Blanc, noir, jaune, gris : si l’ambre des formulations magistrales se parait au XVIIe siècle de couleurs associées à des ingrédients divers, c’est bien l’ambre gris qui retenait alors l’attention de Madame de Sévigné qui nous a légué de précieuses observations sur les médicaments dont elle faisait grand cas et dont l’ambre constituait l’un des principes actifs les plus mystérieux. Pendant des siècles, il fut impossible de s’accorder sur la nature de cette substance trouvée sur les plages ou flottant sur les mers…
Ainsi, le voyageur Jean Chardin (1643-1713) rapporte dans ses Voyages de monsieur le chevalier Chardin en Perse et autres lieux de l’Orient qu’un auteur persan fait de l’ambre une espèce de naphte surgissant comme une fontaine au fond de la mer… À la même époque, le pharmacien Nicolas Lémery (1645-1715) le décrit comme « une matière précieuse, sèche, presque aussi dure que la pierre, légère, opaque, grise, odorante, qui se trouve en morceaux de différentes grosseurs, flottant sur les eaux en divers endroits de l’océan », ajoutant que « lorsque par la fermentation, on a mis ses parties en mouvement, il en exhale des soufres qui chatouillent fort agréablement le nerf de l’odorat ». À l’Âge Classique, l’ambre gris est probablement « la marchandise la plus précieuse et la plus chère que nous ayons en France » à en croire un autre apothicaire, Pierre Pomet (1658-1699), ajoutant que c’est « la drogue la moins connue et dont la nature et l’origine sont les plus contestées ». Les hypothèses avaient alors de quoi surprendre : écume durcie par le soleil ? Sécrétion de veaux marins condensée ? Excréments de quelque Léviathan ? Dérivé des rayons de cire et de miel que des abeilles faisaient sur des falaises surplombant la « mer des Indes » comme l’imaginait Lémery ? Qu’importe : dotée de multiples « vertus et facultés », cette substance « donnait de la vigueur pour l’acte vénérien aux hommes et aux femmes », « fortifiait le cœur et le cerveau et toutes les parties nobles », à la dose d’une à huit gouttes mélangée à quelque « liqueur cordiale ». Et, à défaut, il suffisait de la renifler pour en tirer les qualités…

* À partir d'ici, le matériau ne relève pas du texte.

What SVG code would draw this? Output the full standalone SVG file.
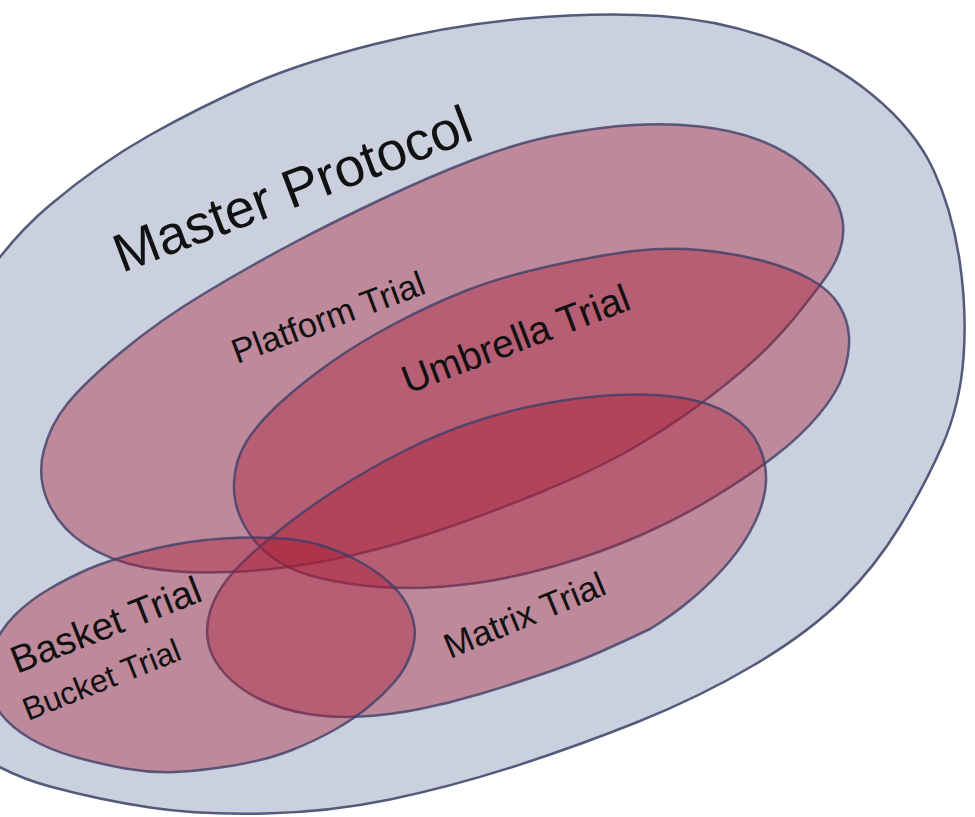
<svg xmlns="http://www.w3.org/2000/svg" width="975" height="817" viewBox="0 0 975 817">
<style>
.outer{fill:#cbd0de;stroke:#545a7a;stroke-width:2.5}
.set{fill:#aa1e36;fill-opacity:0.4;stroke:#3e4068;stroke-opacity:0.8;stroke-width:2.5}
text{font-family:"Liberation Sans",Arial,sans-serif;fill:#111}
</style>
<rect width="975" height="817" fill="#ffffff"/>
<g id="master">
<path class="outer" d="M -37.5,313.5 Q 0,247 50,205 Q 100,163 150,135 Q 200,107 250,85 Q 300,63 375,44 Q 450,25 525,18.5 Q 600,12 660,16 Q 720,20 775,40 Q 830,60 872.5,95 Q 915,130 933.5,170 Q 952,210 959.5,260 Q 967,310 963.5,357.5 Q 960,405 942.5,445 Q 925,485 900,526 Q 875,567 841.5,600 Q 808,633 754,665 Q 700,697 637.5,722 Q 575,747 512.5,767 Q 450,787 390,799.5 Q 330,812 265,813.5 Q 200,815 150,807.5 Q 100,800 50,786.5 Q 0,773 -40,741.5 Q -80,710 -97.5,635 Q -115,560 -95,470 Q -75,380 -37.5,313.5 Z"/>
<text font-size="54" transform="translate(122,273) rotate(-20.7)">Master Protocol</text>
</g>
<g id="platform">
<path class="set" d="M 560,134.5 Q 600,127 633.5,125 Q 667,123 700,126.5 Q 733,130 759,140 Q 785,150 803.5,165 Q 822,180 831,192.5 Q 840,205 842.5,220 Q 845,235 840,250 Q 835,265 825,278.5 Q 815,292 800,311 Q 785,330 766,349 Q 747,368 713.5,394 Q 680,420 640,444 Q 600,468 540,492.5 Q 480,517 430,533.5 Q 380,550 330,560 Q 280,570 230,572 Q 180,574 145,567.5 Q 110,561 85,544.5 Q 60,528 48.5,503 Q 37,478 43.5,451.5 Q 50,425 67.5,403.5 Q 85,382 122.5,351 Q 160,320 205,293 Q 250,266 291.5,244 Q 333,222 383,198.5 Q 433,175 476.5,158.5 Q 520,142 560,134.5 Z"/>
</g>
<g id="umbrella">
<path class="set" d="M 633.5,251 Q 667,247 700,250 Q 733,253 761.5,260.5 Q 790,268 810,279 Q 830,290 839,305 Q 848,320 849,336 Q 850,352 844,372 Q 838,392 819,414.5 Q 800,437 775,456 Q 750,475 715,496.5 Q 680,518 640,535.5 Q 600,553 556.5,565.5 Q 513,578 476.5,583 Q 440,588 410,588 Q 380,588 355,584.5 Q 330,581 310,575.5 Q 290,570 272.5,557.5 Q 255,545 244,525 Q 233,505 234,482.5 Q 235,460 246.5,441.5 Q 258,423 280.5,402.5 Q 303,382 331.5,362 Q 360,342 395,323.5 Q 430,305 465,291 Q 500,277 550,266 Q 600,255 633.5,251 Z"/>
</g>
<g id="matrix">
<path class="set" d="M 615,395 Q 650,393 680,397.5 Q 710,402 730,414.5 Q 750,427 758.5,445 Q 767,463 766,482 Q 765,501 755,522 Q 745,543 729,562 Q 713,581 693,598 Q 673,615 650,629 Q 625,641 600,652 Q 575,663 542.5,674 Q 510,685 480,694 Q 450,703 420,709 Q 390,715 361.5,716.5 Q 333,718 308,714 Q 283,710 261.5,700 Q 240,690 226,675 Q 212,660 208.5,644 Q 205,628 210,611.5 Q 215,595 227.5,579 Q 240,563 270,538 Q 300,513 335,490.5 Q 370,468 405,450.5 Q 440,433 475,421.5 Q 510,410 545,403.5 Q 580,397 615,395 Z"/>
</g>
<g id="basket">
<path class="set" d="M 223.5,538.5 Q 247,537 273.5,538 Q 300,539 320,545 Q 340,551 357.5,560.5 Q 375,570 387.5,581 Q 400,592 406.5,603.5 Q 413,615 414.5,627.5 Q 416,640 410.5,655 Q 405,670 394,682.5 Q 383,695 369,706.5 Q 355,718 336,729 Q 317,740 292,750 Q 267,760 233.5,765.5 Q 200,771 175,772 Q 150,773 125,768.5 Q 100,764 75,757 Q 50,750 31,739 Q 12,728 1,714 Q -10,700 -12.5,684 Q -15,668 -7.5,649 Q 0,630 15,615 Q 30,600 50,588.5 Q 70,577 88.5,569 Q 107,561 133.5,554 Q 160,547 180,543.5 Q 200,540 223.5,538.5 Z"/>
</g>
<g id="labels">
<text font-size="34.5" transform="translate(237,364) rotate(-20.5)">Platform Trial</text>
<text font-size="39" transform="translate(408,394) rotate(-20.8)">Umbrella Trial</text>
<text font-size="35" transform="translate(450,659) rotate(-22.5)">Matrix Trial</text>
<text font-size="38.5" transform="translate(17,674) rotate(-21.5)">Basket Trial</text>
<text font-size="32" transform="translate(28,721) rotate(-21.8)">Bucket Trial</text>
</g>
<g id="connectors"></g>
</svg>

Dans l’intestin du cachalot
Il fallut attendre le XVIIIe siècle et l’intensification de la chasse à la baleine pour qu’enfin soit percé le secret de l’ambre. Ni miel, ni écume : l’ambre natif était retrouvé dans l’intestin du cachalot. Une partie du mystère perdura longtemps encore car l’on ignorait pourquoi cet animal produisait cette substance particulière (en 1955 encore, La Nouvelle Officine ménageait l’opportunité de le tenir comme un agglomérat calcifié ou un calcul intestinal ou pancréatique du cétacé). En 1820, les pharmaciens Joseph Bienaimé Caventou et Pierre-Joseph Pelletier en isolèrent son constituant principal : une substance inodore, l’ambréine.
Initialement brun foncé, l’ambre vire au gris sous l’action de l’eau, du soleil et de l’air, alors que sa dégradation libère un mélange de composés inodores ou, comme l’ambroxide, puissamment odorants. Essentiellement trouvé sur les côtes de l’Océan Indien, il s’y échoue après une dérive qu’autorise sa faible densité (mais un poids moyen de quelques dizaines de kilogrammes). On sait désormais qu’il s’agit d’une concrétion produite probablement en réaction aux lésions que détermine dans l’intestin du cachalot l’accumulation des becs des calmars de grandes profondeurs constituant l’essentiel de son régime.
C’est au milieu du XXe siècle que l’on vit apparaître sur le marché des « ambres » de synthèse, dont l’ambroxide utilisé depuis en parfumerie et commercialisé sous divers noms (Ambrox, Ambroxan, etc.) : Stoll et Hinder, les premiers, mirent au point en 1949 sa production à partir du sclaréol, un terpène de l’huile essentielle de la sauge sclarée.